▶ [Requirements]: Check each line of the records for "with"; collect those that have it.

▶ [Data in this exercise]:

▽

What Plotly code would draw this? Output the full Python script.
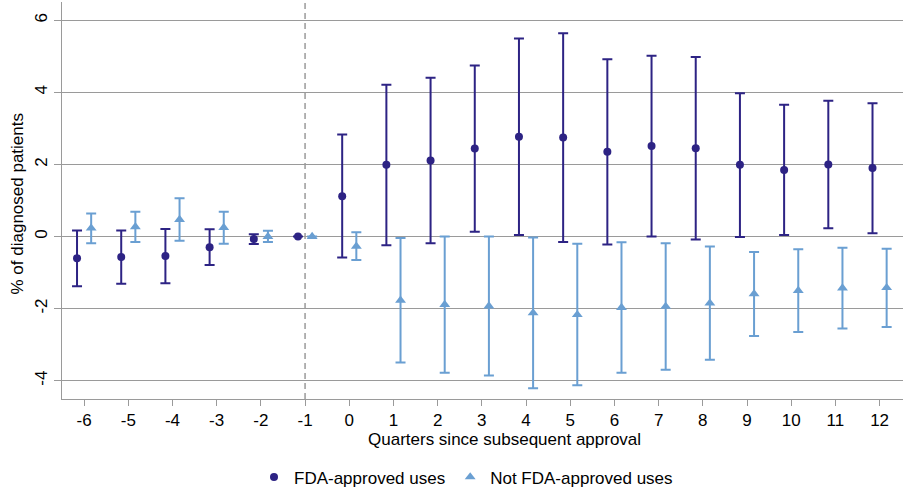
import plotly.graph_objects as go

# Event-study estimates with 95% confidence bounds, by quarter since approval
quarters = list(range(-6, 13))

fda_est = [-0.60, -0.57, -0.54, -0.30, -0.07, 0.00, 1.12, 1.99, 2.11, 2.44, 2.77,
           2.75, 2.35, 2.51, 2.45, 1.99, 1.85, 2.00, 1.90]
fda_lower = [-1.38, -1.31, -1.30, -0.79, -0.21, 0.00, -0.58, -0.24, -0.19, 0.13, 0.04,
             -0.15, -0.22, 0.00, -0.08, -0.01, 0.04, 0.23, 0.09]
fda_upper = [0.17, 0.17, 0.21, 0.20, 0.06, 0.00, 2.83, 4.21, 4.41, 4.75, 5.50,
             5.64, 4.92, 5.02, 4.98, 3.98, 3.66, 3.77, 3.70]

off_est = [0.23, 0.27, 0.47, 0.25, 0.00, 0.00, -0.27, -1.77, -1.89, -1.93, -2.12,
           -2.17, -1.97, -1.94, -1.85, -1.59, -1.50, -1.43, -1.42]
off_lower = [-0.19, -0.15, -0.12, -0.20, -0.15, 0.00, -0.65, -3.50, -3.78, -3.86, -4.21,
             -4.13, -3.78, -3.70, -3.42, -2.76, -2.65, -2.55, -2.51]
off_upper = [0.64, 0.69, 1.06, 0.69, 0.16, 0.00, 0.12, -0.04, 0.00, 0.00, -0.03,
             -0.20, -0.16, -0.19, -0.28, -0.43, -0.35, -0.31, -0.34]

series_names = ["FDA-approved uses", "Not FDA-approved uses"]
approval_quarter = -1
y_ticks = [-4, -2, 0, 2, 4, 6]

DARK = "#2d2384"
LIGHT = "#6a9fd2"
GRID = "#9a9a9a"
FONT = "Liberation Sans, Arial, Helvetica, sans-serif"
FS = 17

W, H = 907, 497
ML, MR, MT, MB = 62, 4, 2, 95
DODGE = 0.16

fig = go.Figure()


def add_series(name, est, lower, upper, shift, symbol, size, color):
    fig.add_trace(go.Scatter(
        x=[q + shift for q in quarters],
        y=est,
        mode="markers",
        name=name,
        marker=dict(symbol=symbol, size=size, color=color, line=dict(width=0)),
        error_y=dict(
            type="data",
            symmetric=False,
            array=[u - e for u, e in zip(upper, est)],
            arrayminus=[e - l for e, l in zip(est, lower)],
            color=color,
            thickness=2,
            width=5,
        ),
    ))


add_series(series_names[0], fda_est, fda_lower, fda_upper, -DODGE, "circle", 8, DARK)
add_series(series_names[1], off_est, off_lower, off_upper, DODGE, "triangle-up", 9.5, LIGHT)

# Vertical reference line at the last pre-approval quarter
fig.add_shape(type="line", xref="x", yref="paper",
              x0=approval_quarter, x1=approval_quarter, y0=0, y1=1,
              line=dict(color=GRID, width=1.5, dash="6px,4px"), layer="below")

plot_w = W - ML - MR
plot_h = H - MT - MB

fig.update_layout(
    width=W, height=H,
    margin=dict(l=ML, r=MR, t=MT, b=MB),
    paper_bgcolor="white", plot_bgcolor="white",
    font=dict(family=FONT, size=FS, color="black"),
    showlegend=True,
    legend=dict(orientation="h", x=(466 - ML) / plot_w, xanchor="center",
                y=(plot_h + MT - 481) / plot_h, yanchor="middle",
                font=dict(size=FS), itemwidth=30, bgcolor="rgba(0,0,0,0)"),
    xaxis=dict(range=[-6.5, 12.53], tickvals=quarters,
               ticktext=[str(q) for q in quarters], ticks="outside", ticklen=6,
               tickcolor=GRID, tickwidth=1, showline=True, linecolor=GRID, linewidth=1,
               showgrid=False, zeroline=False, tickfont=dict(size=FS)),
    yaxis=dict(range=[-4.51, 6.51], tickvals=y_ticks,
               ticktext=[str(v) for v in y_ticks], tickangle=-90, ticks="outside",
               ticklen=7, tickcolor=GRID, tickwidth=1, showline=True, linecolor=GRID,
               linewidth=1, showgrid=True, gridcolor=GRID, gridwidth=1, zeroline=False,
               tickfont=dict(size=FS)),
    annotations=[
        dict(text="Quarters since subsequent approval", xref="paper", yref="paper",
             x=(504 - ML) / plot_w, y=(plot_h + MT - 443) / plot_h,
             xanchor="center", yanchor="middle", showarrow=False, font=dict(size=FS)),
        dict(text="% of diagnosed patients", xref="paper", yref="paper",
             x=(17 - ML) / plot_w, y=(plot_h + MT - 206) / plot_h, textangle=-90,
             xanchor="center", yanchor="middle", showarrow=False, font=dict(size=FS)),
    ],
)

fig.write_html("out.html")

△
▽

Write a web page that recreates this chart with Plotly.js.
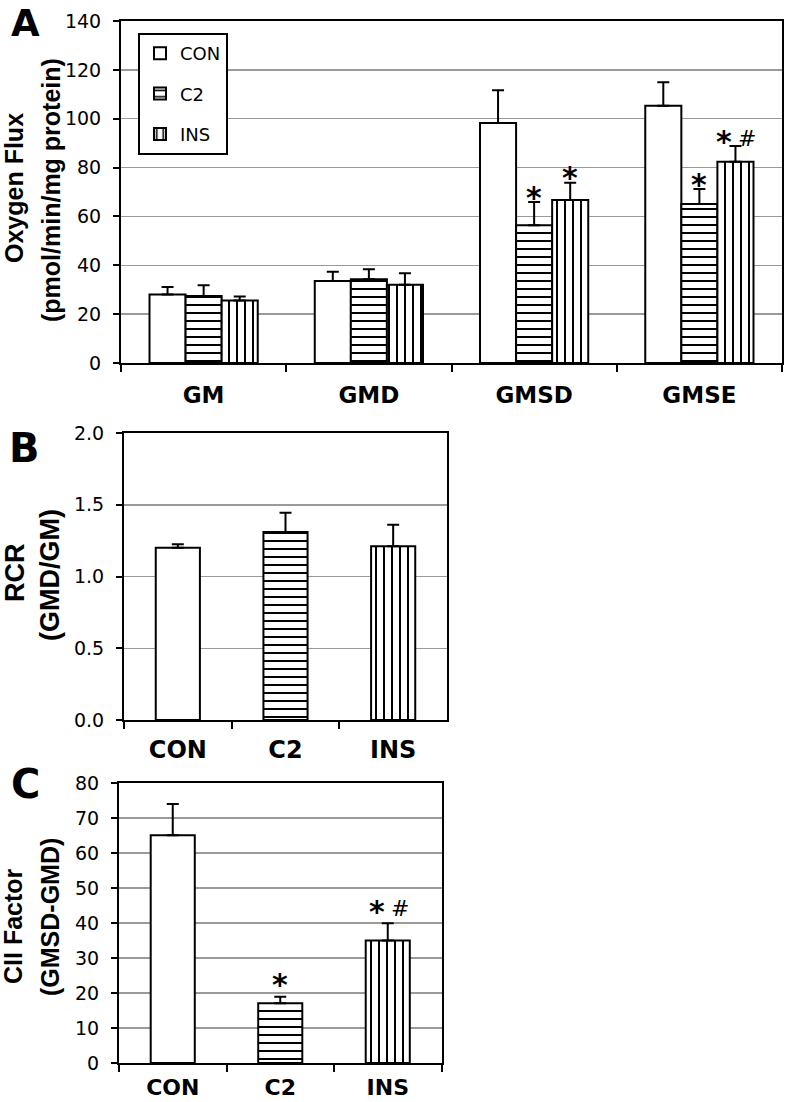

△

▶ [Answer below]:
# Event-study estimates with 95% confidence bounds, by quarter since approval
Write a web page that recreates this chart with Plotly.js.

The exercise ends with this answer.